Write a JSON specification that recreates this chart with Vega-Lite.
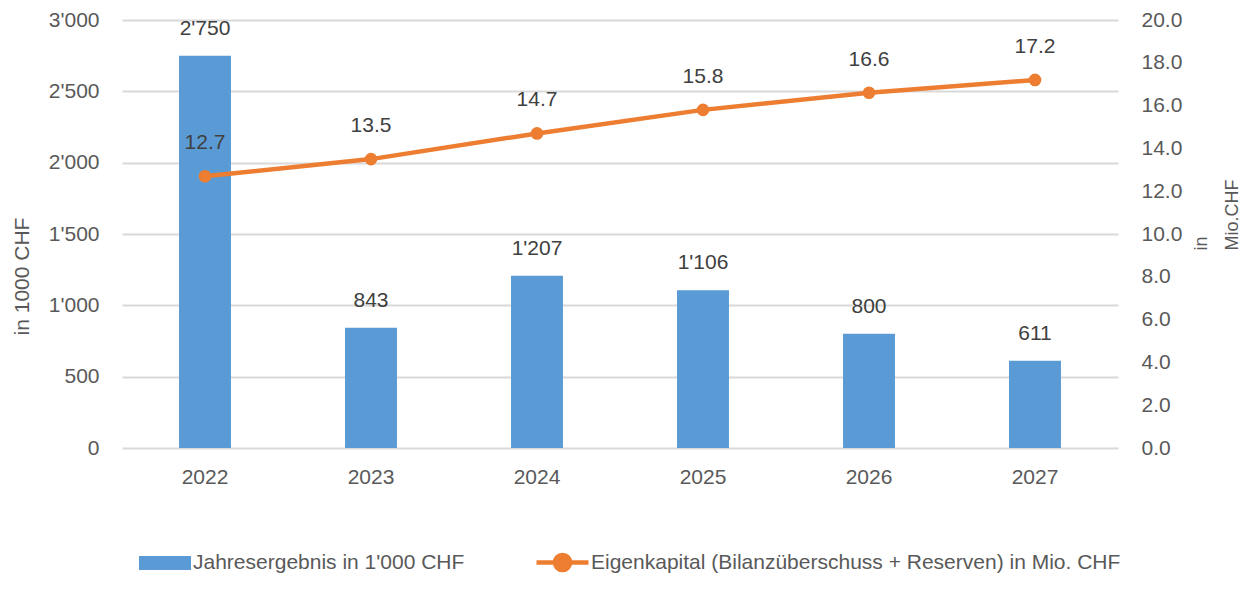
{
  "$schema": "https://vega.github.io/schema/vega-lite/v6.json",
  "autosize": {"type": "none"},
  "width": 996,
  "height": 428,
  "padding": {"left": 122, "top": 20, "right": 131, "bottom": 150},
  "background": "white",
  "config": {
    "locale": {"number": {"decimal": ".", "thousands": "'", "grouping": [3], "currency": ["", ""]}},
    "font": "Liberation Sans",
    "view": {"stroke": null},
    "axis": {"labelFont": "Liberation Sans", "labelFontSize": 21, "labelColor": "#595959", "titleFont": "Liberation Sans", "titleFontWeight": "normal", "titleColor": "#595959", "domain": false, "ticks": false},
    "legend": {"labelFont": "Liberation Sans", "labelFontSize": 21, "labelColor": "#595959", "padding": 0, "labelLimit": 700}
  },
  "data": {"values": [
    {"year": "2022", "ergebnis": 2750, "eigenkapital": 12.7},
    {"year": "2023", "ergebnis": 843, "eigenkapital": 13.5},
    {"year": "2024", "ergebnis": 1207, "eigenkapital": 14.7},
    {"year": "2025", "ergebnis": 1106, "eigenkapital": 15.8},
    {"year": "2026", "ergebnis": 800, "eigenkapital": 16.6},
    {"year": "2027", "ergebnis": 611, "eigenkapital": 17.2}
  ]},
  "encoding": {
    "x": {"field": "year", "type": "nominal", "title": null,
      "scale": {"paddingInner": 0.687, "paddingOuter": 0.3435},
      "axis": {"labelAngle": 0, "labelPadding": 18, "grid": false}}
  },
  "layer": [
    {
      "encoding": {
        "y": {"field": "ergebnis", "type": "quantitative",
          "scale": {"domain": [0, 3000]},
          "axis": {"orient": "left", "values": [0, 500, 1000, 1500, 2000, 2500, 3000], "format": ",d",
            "grid": true, "gridColor": "#D9D9D9", "gridWidth": 2, "labelPadding": 23,
            "title": "in 1000 CHF", "titleFontSize": 21, "titleAngle": -90, "titleX": -100, "titleY": 256,
            "titleAlign": "center", "titleBaseline": "middle"}}
      },
      "layer": [
        {
          "mark": {"type": "bar", "color": "#5B9BD5"},
          "encoding": {
            "fill": {"datum": "Jahresergebnis in 1'000 CHF", "type": "nominal",
              "scale": {"range": ["#5B9BD5"]},
              "legend": {"title": null, "orient": "none", "legendX": 17, "legendY": 517,
                "symbolType": "M-1,-0.27H1V0.27H-1Z", "symbolSize": 2704, "symbolStrokeWidth": 0, "labelOffset": 2}}
          }
        },
        {
          "mark": {"type": "text", "baseline": "middle", "dy": -27, "fontSize": 21, "color": "#404040"},
          "encoding": {"text": {"field": "ergebnis", "type": "quantitative", "format": ",d"}}
        }
      ]
    },
    {
      "encoding": {
        "y": {"field": "eigenkapital", "type": "quantitative",
          "scale": {"domain": [0, 20]},
          "axis": {"orient": "right", "values": [0, 2, 4, 6, 8, 10, 12, 14, 16, 18, 20], "format": ".1f",
            "grid": false, "labelPadding": 23, "labelAlign": "left",
            "title": ["in", "Mio.CHF"], "titleFontSize": 18, "titleAngle": 270, "titleX": 88, "titleY": 230,
            "titleAlign": "left", "titleBaseline": "alphabetic", "titleLineHeight": 31}}
      },
      "layer": [
        {
          "mark": {"type": "line", "strokeWidth": 4.5},
          "encoding": {
            "stroke": {"datum": "Eigenkapital (Bilanzüberschuss + Reserven) in Mio. CHF", "type": "nominal",
              "scale": {"range": ["#ED7D31"]},
              "legend": {"title": null, "orient": "none", "legendX": 412, "legendY": 514,
                "symbolType": "M-1,0H1M0.29,0A0.29,0.29 0 1,1 -0.29,0A0.29,0.29 0 1,1 0.29,0",
                "symbolSize": 2704, "symbolStrokeWidth": 4.5, "symbolFillColor": "#ED7D31", "labelOffset": 0}}
          }
        },
        {
          "mark": {"type": "point", "filled": true, "size": 160, "color": "#ED7D31", "opacity": 1}
        },
        {
          "mark": {"type": "text", "baseline": "middle", "dy": -33, "fontSize": 21, "color": "#404040"},
          "encoding": {"text": {"field": "eigenkapital", "type": "quantitative", "format": ".1f"}}
        }
      ]
    }
  ],
  "resolve": {"scale": {"y": "independent", "fill": "independent", "stroke": "independent"}}
}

------------------------------

- WHAT THE EXERCISE ASKS
Reproduce every line above as written, skipping pictures.

- COMPLETED TASK
Write a JSON specification that recreates this chart with Vega-Lite.
{
  "$schema": "https://vega.github.io/schema/vega-lite/v6.json",
  "autosize": {"type": "none"},
  "width": 996,
  "height": 428,
  "padding": {"left": 122, "top": 20, "right": 131, "bottom": 150},
  "background": "white",
  "config": {
    "locale": {"number": {"decimal": ".", "thousands": "'", "grouping": [3], "currency": ["", ""]}},
    "font": "Liberation Sans",
    "view": {"stroke": null},
    "axis": {"labelFont": "Liberation Sans", "labelFontSize": 21, "labelColor": "#595959", "titleFont": "Liberation Sans", "titleFontWeight": "normal", "titleColor": "#595959", "domain": false, "ticks": false},
    "legend": {"labelFont": "Liberation Sans", "labelFontSize": 21, "labelColor": "#595959", "padding": 0, "labelLimit": 700}
  },
  "data": {"values": [
    {"year": "2022", "ergebnis": 2750, "eigenkapital": 12.7},
    {"year": "2023", "ergebnis": 843, "eigenkapital": 13.5},
    {"year": "2024", "ergebnis": 1207, "eigenkapital": 14.7},
    {"year": "2025", "ergebnis": 1106, "eigenkapital": 15.8},
    {"year": "2026", "ergebnis": 800, "eigenkapital": 16.6},
    {"year": "2027", "ergebnis": 611, "eigenkapital": 17.2}
  ]},
  "encoding": {
    "x": {"field": "year", "type": "nominal", "title": null,
      "scale": {"paddingInner": 0.687, "paddingOuter": 0.3435},
      "axis": {"labelAngle": 0, "labelPadding": 18, "grid": false}}
  },
  "layer": [
    {
      "encoding": {
        "y": {"field": "ergebnis", "type": "quantitative",
          "scale": {"domain": [0, 3000]},
          "axis": {"orient": "left", "values": [0, 500, 1000, 1500, 2000, 2500, 3000], "format": ",d",
            "grid": true, "gridColor": "#D9D9D9", "gridWidth": 2, "labelPadding": 23,
            "title": "in 1000 CHF", "titleFontSize": 21, "titleAngle": -90, "titleX": -100, "titleY": 256,
            "titleAlign": "center", "titleBaseline": "middle"}}
      },
      "layer": [
        {
          "mark": {"type": "bar", "color": "#5B9BD5"},
          "encoding": {
            "fill": {"datum": "Jahresergebnis in 1'000 CHF", "type": "nominal",
              "scale": {"range": ["#5B9BD5"]},
              "legend": {"title": null, "orient": "none", "legendX": 17, "legendY": 517,
                "symbolType": "M-1,-0.27H1V0.27H-1Z", "symbolSize": 2704, "symbolStrokeWidth": 0, "labelOffset": 2}}
          }
        },
        {
          "mark": {"type": "text", "baseline": "middle", "dy": -27, "fontSize": 21, "color": "#404040"},
          "encoding": {"text": {"field": "ergebnis", "type": "quantitative", "format": ",d"}}
        }
      ]
    },
    {
      "encoding": {
        "y": {"field": "eigenkapital", "type": "quantitative",
          "scale": {"domain": [0, 20]},
          "axis": {"orient": "right", "values": [0, 2, 4, 6, 8, 10, 12, 14, 16, 18, 20], "format": ".1f",
            "grid": false, "labelPadding": 23, "labelAlign": "left",
            "title": ["in", "Mio.CHF"], "titleFontSize": 18, "titleAngle": 270, "titleX": 88, "titleY": 230,
            "titleAlign": "left", "titleBaseline": "alphabetic", "titleLineHeight": 31}}
      },
      "layer": [
        {
          "mark": {"type": "line", "strokeWidth": 4.5},
          "encoding": {
            "stroke": {"datum": "Eigenkapital (Bilanzüberschuss + Reserven) in Mio. CHF", "type": "nominal",
              "scale": {"range": ["#ED7D31"]},
              "legend": {"title": null, "orient": "none", "legendX": 412, "legendY": 514,
                "symbolType": "M-1,0H1M0.29,0A0.29,0.29 0 1,1 -0.29,0A0.29,0.29 0 1,1 0.29,0",
                "symbolSize": 2704, "symbolStrokeWidth": 4.5, "symbolFillColor": "#ED7D31", "labelOffset": 0}}
          }
        },
        {
          "mark": {"type": "point", "filled": true, "size": 160, "color": "#ED7D31", "opacity": 1}
        },
        {
          "mark": {"type": "text", "baseline": "middle", "dy": -33, "fontSize": 21, "color": "#404040"},
          "encoding": {"text": {"field": "eigenkapital", "type": "quantitative", "format": ".1f"}}
        }
      ]
    }
  ],
  "resolve": {"scale": {"y": "independent", "fill": "independent", "stroke": "independent"}}
}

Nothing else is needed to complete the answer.